In Aesop’s fable, a foolish grasshopper ignores the warnings from a prudent ant that the bountiful crop of summer food will disappear once winter arrives. The grasshopper plays and feasts while the ant labors and stores up reserves. When winter eventually arrives, the ant survives. The grasshopper does not.
It is a parable President Biden ought to take to heart. America’s Strategic Petroleum Reserve (SPR) is intended for use in times of genuine emergency, not as an economic tool to lessen the blow of rising energy costs.
President Biden recently announced the release of approximately 180 million barrels of oil from the US Strategic Petroleum Reserve. While this is not the first time that a US president has used the SPR for political purposes, i.e., to reduce voter pain at the pump, the scale of Biden’s action is unprecedented. It is also dangerous and short-sighted.
The US has never drawn more than c. 30 million barrels from the SPR in a given year. The largest one-time release came in September-October 2000. President Clinton, facing a doubling of oil prices from a low of $20 per barrel, authorized the release of 33 million barrels in hope of lowering prices ahead of the George W. Bush vs. Al Gore presidential election in November 2020.
Two years later, in 2002, a supply shock hit energy markets when Venezuelan oil workers went on strike to protest Venezuelan President Chavez’s increasingly oppressive regime. Three million barrels a day of global production went suddenly offline. The Bush administration debated releasing oil from the SPR, but eventually decided against it, concluding that the move was not merited short of a much larger supply disruption. Later in his administration, Bush would sell 26 million barrels from the SPR in the wake of hurricanes Ivan and Katrina. President Obama also sold 30 million barrels in 2011 following the crisis in Libya. Otherwise, Presidents Obama and Trump largely maintained the reserve at near full capacity.
The US Strategic Petroleum Reserve was established following the 1973-74 oil embargo. Then, OPEC producers attempted to squeeze the American economy and influence US foreign policy towards Israel. America came to learn the dangers of reliance on foreign powers for its energy security. The SPR became part of a broader solution alongside supply diversification, increased domestic production, and technological innovation to maintain US energy security.
The purpose of the SPR is to “counter a disruption in commercial oil supplies which could threaten the U.S. economy.” The SPR was never intended to be used as a backdoor method for price controls. President Clinton’s Secretary of the Treasury, Larry Summers, affirmed as much when he said, to the apparent displeasure of his boss, “the SPR was created to respond to supply disruptions, [not] simply to respond to high prices or a tight market.” The temptation to use the SPR for political ends, or short-term economic relief, undermines America’s energy security and exposes the nation to unnecessary risks.

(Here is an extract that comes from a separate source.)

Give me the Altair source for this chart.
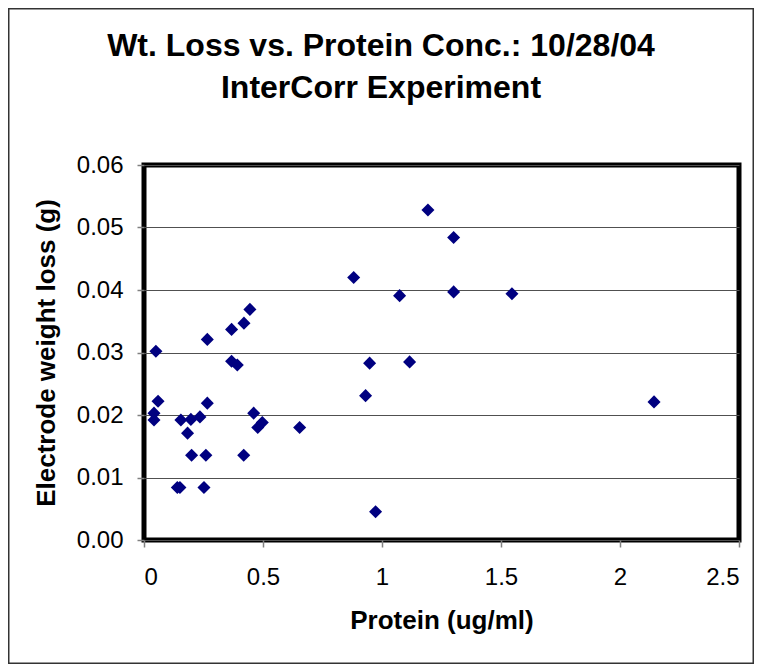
import altair as alt
import pandas as pd

protein = [0.050, 0.059, 0.042, 0.042, 0.155, 0.197, 0.235, 0.183, 0.200, 0.260,
           0.140, 0.151, 0.252, 0.266, 0.266, 0.368, 0.420, 0.445, 0.368, 0.392,
           0.461, 0.478, 0.497, 0.419, 1.193, 0.881, 1.074, 0.948, 1.116, 0.931,
           0.654, 0.973, 1.301, 1.301, 1.546, 2.143]
weight_loss = [0.0302, 0.0222, 0.0203, 0.0192, 0.0192, 0.0193, 0.0197, 0.0171, 0.01355, 0.01355,
               0.0084, 0.0084, 0.0084, 0.0321, 0.0219, 0.0337, 0.0347, 0.0369, 0.0286, 0.0280,
               0.0203, 0.0180, 0.0188, 0.01355, 0.0528, 0.0420, 0.0391, 0.0283, 0.0285, 0.0231,
               0.0180, 0.00453, 0.0484, 0.0397, 0.0394, 0.0221]

x_ticks = [0, 0.5, 1, 1.5, 2, 2.5]
y_ticks = [0, 0.01, 0.02, 0.03, 0.04, 0.05, 0.06]
title_lines = ["Wt. Loss vs. Protein Conc.: 10/28/04", "InterCorr Experiment"]

df = pd.DataFrame({"protein": protein, "loss": weight_loss})

FONT = "Liberation Sans"

points = alt.Chart(df).mark_point(
    shape="diamond", filled=True, color="#000080", size=170, opacity=1
).encode(
    x=alt.X("protein:Q", scale=alt.Scale(domain=[0, 2.5], nice=False, zero=True),
            axis=alt.Axis(values=x_ticks, format="~g", grid=False, domain=False,
                          tickSize=7, tickColor="#808080", tickWidth=1.5,
                          labelFontSize=24, labelFont=FONT, labelColor="black",
                          labelPadding=18, title="Protein (ug/ml)",
                          titleFont=FONT, titleFontSize=26, titleFontWeight="bold",
                          titleColor="black", titlePadding=18)),
    y=alt.Y("loss:Q", scale=alt.Scale(domain=[0, 0.06], nice=False),
            axis=alt.Axis(values=y_ticks, format=".2f", grid=True, gridColor="#505050",
                          gridWidth=1.2, domain=False,
                          tickSize=7, tickColor="#808080", tickWidth=1.5,
                          labelFontSize=24, labelFont=FONT, labelColor="black",
                          labelPadding=14, title="Electrode weight loss (g)",
                          titleFont=FONT, titleFontSize=26, titleFontWeight="bold",
                          titleColor="black", titlePadding=17)),
)

border = alt.Chart(alt.Data(values=[{"a": 1}])).mark_rect(
    fill=None, stroke="#333333", strokeWidth=1.5
).encode(
    x=alt.value(-135.25), x2=alt.value(609.25),
    y=alt.value(-156.25), y2=alt.value(498.25),
)

title = alt.Chart(alt.Data(values=[{"a": 1}])).mark_text(
    text=title_lines, font=FONT, fontSize=32, fontWeight="bold", color="black",
    align="center", baseline="alphabetic", lineHeight=42,
).encode(
    x=alt.value(237), y=alt.value(-109),
)

chart = alt.layer(border, title, points).properties(
    width=595, height=375,
    padding={"left": 136, "top": 157, "right": 15, "bottom": 124},
    autosize=alt.AutoSizeParams(type="none"),
).configure(
    background="white"
).configure_view(
    stroke="black", strokeWidth=5
)

chart.save("out.html", embed_options={"renderer": "svg", "actions": False})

Energy markets guru Daniel Yergin points out that yielding to political temptation “drains oil from the reserves that might be needed in a more serious situation in the future.” Tapping the SPR also distorts price signals in the market, which leads to overconsumption and discourages new production from coming online. The effect is also short-lived. Prices tend to return to their natural, market determined level.
The Biden administration has not shied away from its economic rationale for releasing reserves, blaming rising gas and oil prices on Russia’s invasion of Ukraine, and arguing that tapping the SPR will benefit the American consumer. However, oil and gas prices were rising long before Russia invaded, and the Biden administration was already quietly tapping the reserve last year in an attempt to ameliorate them.
Indeed, 50 million barrels were drawn in 2021. SPR inventory declined 11% from 638 to 568 million barrels from January 2021 to the end of March 2022. An additional release of 180 million barrels will bring inventory down to just over half the total capacity, placing the reserve close to the statutory minimum of 350 million barrels. Should a genuine emergency arise, the US will have just over ten months of remaining supply at the statutory maximum draw of 30 million barrels per month.
That’s risky. If we’ve learned anything over the past two years, whether from the pandemic, the Texas power grid failure, or Russia’s invasion of Ukraine, it is that unexpected events can arise suddenly. We are already in danger of a wider European war. State-sponsored cyberattacks against critical infrastructure are a real risk. And we cannot rule out the possibility of hostilities in Taiwan or the South China Sea.
Whatever the potential disruption, the lesson of the ant and the grasshopper is that it is unwise to eat into supply that ought to be reserved for the harsher seasons that inevitably come.
As the name implies, the U.S. Strategic Petroleum Reserve should be considered a strategic asset, not an economic one. It belongs to the realm of national security, not domestic politics.
Far better to keep the US Strategic Petroleum Reserve full to help America meet the challenges of an unpredictable future.